Never seen anything like that, but it sure is cool. I would use that thing all the time. Looks like a good apron tool. Great score.

What else did ya get?


----------



## Smitty_Cabinetshop (Mar 26, 2011)

Refered to as a Tool Handle. Several makers, they were once a reasonably common gent's toolkit piece. Very nice example you have. Often the handles were rosewood.


----------



## Bugnurd (Jan 16, 2014)

Sweet, thanks Smitty. That'll help my digging.

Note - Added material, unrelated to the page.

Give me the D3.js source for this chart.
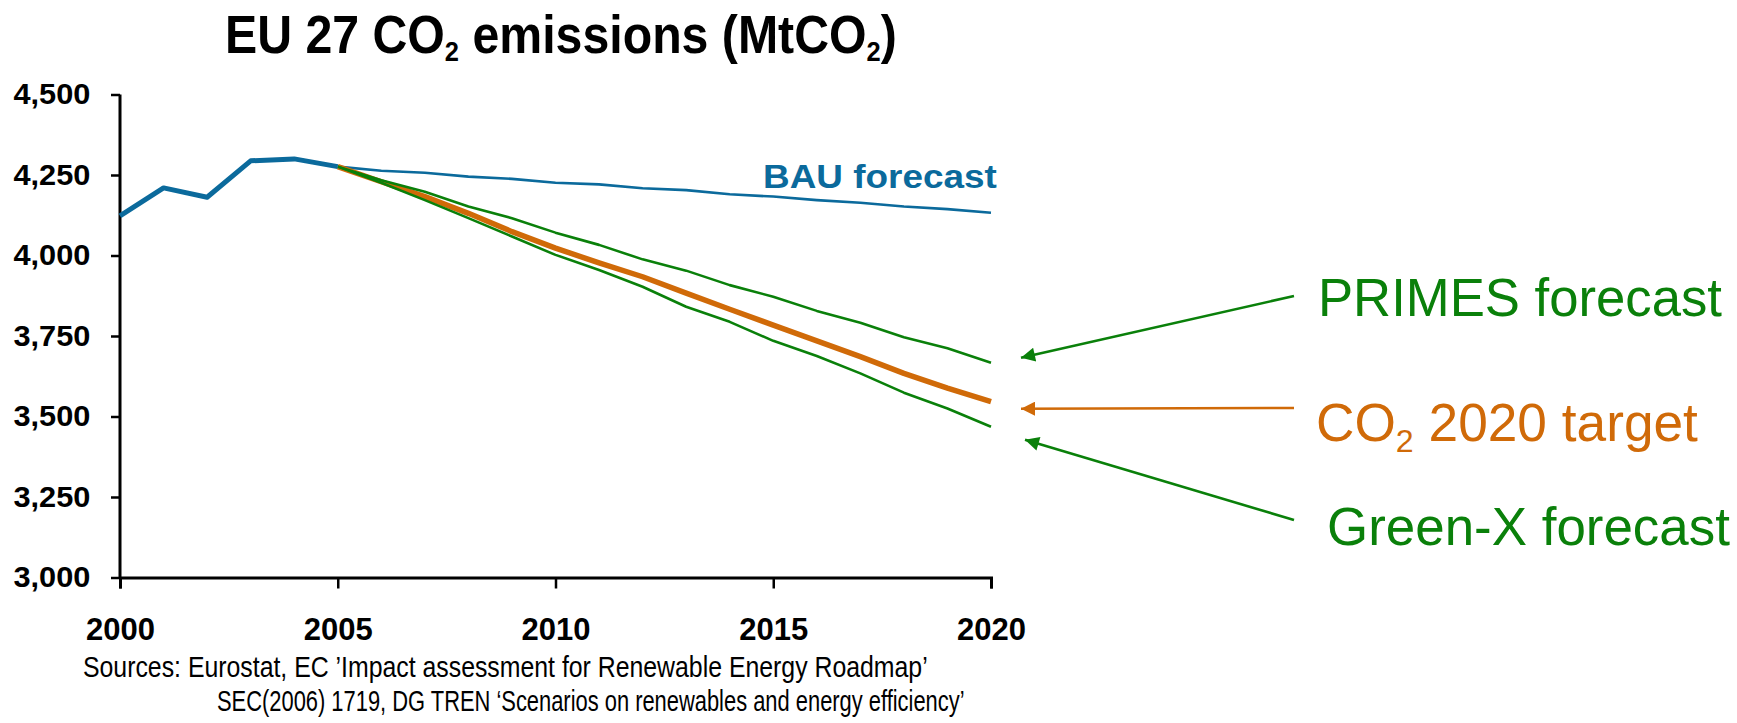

Oyster, I also picked up a Stanley #18 bevel gauge, a Greenlee 1/4" firmer chisel, a Buck Bros Burnisher, a cute little all-steel try square stamped J.Harrison (owner or maker?), a 10" Peck, Stow & Wilcox divider, and an old no-name 14" back saw. Believe it or not, the bevel, chisel, tool handle and dividers were only a quarter each!!


----------



## Smitty_Cabinetshop (Mar 26, 2011)

The handle on that backsaw is very distinct. Post that pic on the saw thread and you'll know who made it in short oder.


----------



## TheWoodenOyster (Feb 6, 2013)

Cool. Great haul. I need a little try square like that.


----------



## Smitty_Cabinetshop (Mar 26, 2011)

No markings on this one.


----------



## dhazelton (Feb 11, 2012)

http://www.datamp.org/patents/displayPatent.php?id=20071


----------



## Bugnurd (Jan 16, 2014)

Thanks again for all the help. Mystery solved!


----------



## ac0rn (Jan 31, 2020)

Any idea on a date of manufacture? Stanley, New Britain, Conn.
Overall length is 6 inches. Thumb wings of the collett. This was part of Old Tom's Collection.


----------



## tvrgeek (Nov 19, 2013)

What? Not Torx?

Really sweet.


----------



## Foghorn (Jan 30, 2020)

Love it. What do you need? Trades?


----------



## OleGrump (Jun 16, 2017)

Never saw one with holes for each of the individual tools before. Mine just has a hollow handle like a hand drill to hold the various tools. the other end has a three jaw chuck like a brace, and the tools are gripped in that. Nifty little tool to have around, as there are so many attachments you can get to quickly when you need them.
Don't know where my reprint of the Sears, Roebuck 1897 catalog is right now, but there is a listing for one of these in there. Yours seems to be one of the fancier, more up market models. Great find!!!!


----------



## drsurfrat (Aug 17, 2020)

Beautiful piece of history. There is a similar Stanley version(s), from Walter's book:


----------